The global economy is slowing. There are two 800-pound gorillas in the world, the U.S. and China, and both economies are slowing down and have been all year, and the slowdown in both economies is going to continue.

That makes it very tough for the world economy to do something different. That's the big backdrop, and everyone is trying to position themselves within that. But there's not that much wiggle room. We're all along for the ride at this point.

Q: So what do we do with our money, our investments?

A: We don't make market calls, but I would say in any decision you make, whether it's where you invest your money or a life decision about a home or a job or a big purchase, the likelihood of the economy accelerating in the near term through the beginning of next year is low.

The likelihood of strong inflation is also pretty low, so prices aren't likely to skyrocket near term. If you're a speculator there may be things to speculate on. But you have to take all this under consideration when you do that.

Q: So when might things change?

A. I suspect 2016 will find some cycles turning back up, but there's nothing that I can point to in the short-term leading indicators that foresees an upturn today.

Around mid-year or the second half of next year, things may start to bottom, but we don't see anything yet. Let's check in with the leading indicators in a couple of months to see if anything has turned up. If the index turns up for a while, then we can talk about reaccelerating in 2016.

Q: The price of oil jumped to more than $50 recently. But I bet you don't expect oil and other commodity prices to rise.

A: You have the global slowing, which is the demand side, and you also have the supply side, and there's a lot of oversupply, because of the big buildup in capacity in China and elsewhere with all of the stimulus that followed the last financial crisis.

At some point that will shake out and commodities will bottom, and the market will clear. It's just hard to say when.

Q: What do you think of stocks?

A.: There's clearly a tug of war between the economic fundamentals and central bank policy. This is no revelation, but it seems to be giving us more volatility than we've seen in recent years.

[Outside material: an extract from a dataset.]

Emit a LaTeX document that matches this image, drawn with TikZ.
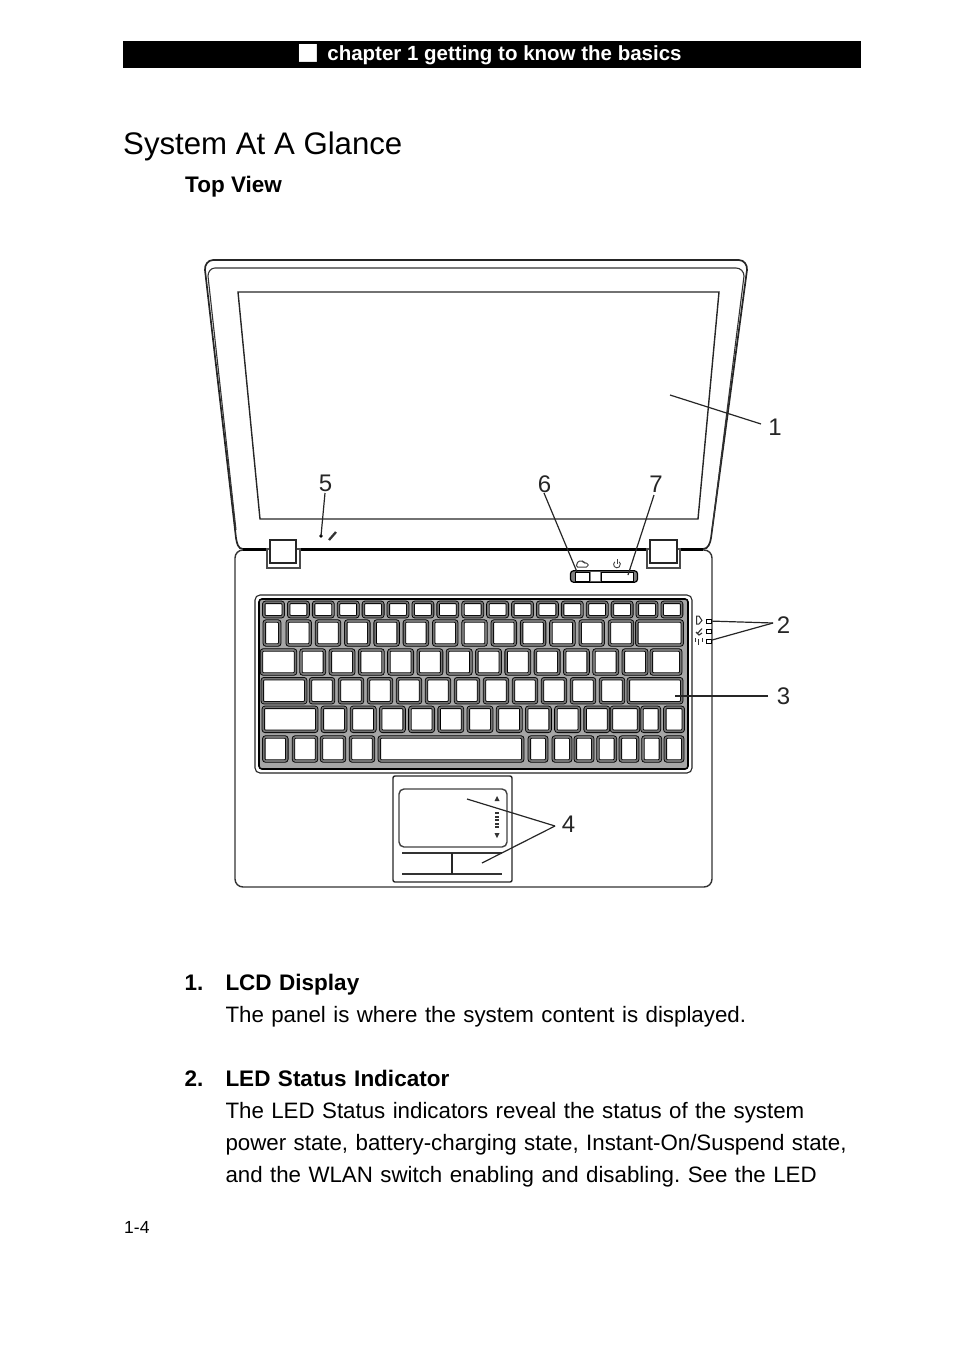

It's hard to know why the market does what it does, but the nearby story is that the Federal Reserve has become a little more dovish as they've seen economic slowing, and that's good for stocks. For the time being, bad news is good news, but that can change without further notice, which is why we have volatility.

Q: Do you see much job growth?

A.: Job growth is slowing, while there's a disproportionate amount of job growth in lower paying jobs. For example, if you don't have a high school diploma, the job growth is pretty good. If you've graduated college, the jobs growth is not as good.

Another example of what's going on is the purple squirrel story. What happens is that employers are looking for the perfect candidate who will work for peanuts. That's the purple squirrel that doesn't really exist.

On the surface, you have a lower unemployment rate, 5 percent. On the other hand, the reason that number can be so low is because a record number of people have left the job force. It's a misleading indicator of job health. The labor participation rate is quite low, and wage growth is pretty flat. These are indications that the job market is not at all near full employment or healthy, as the jobless rate suggests.

Q: How weak is manufacturing?

A. It's quite weak, and the jobs growth there is nonexistent. Our exports are not doing well. The stronger dollar doesn't help that sector. All of the sectors are slowing, including services and construction, and manufacturing is probably the weakest.

Q: Are you at all hopeful? Are you full of despair?

A: No. The silver lining is that there's no recession yet. There will always be another recession, and I do worry about that. With interest rates at zero, there are limited options to stimulate the economy, but for the time being, we're talking about slowing not an outright recession.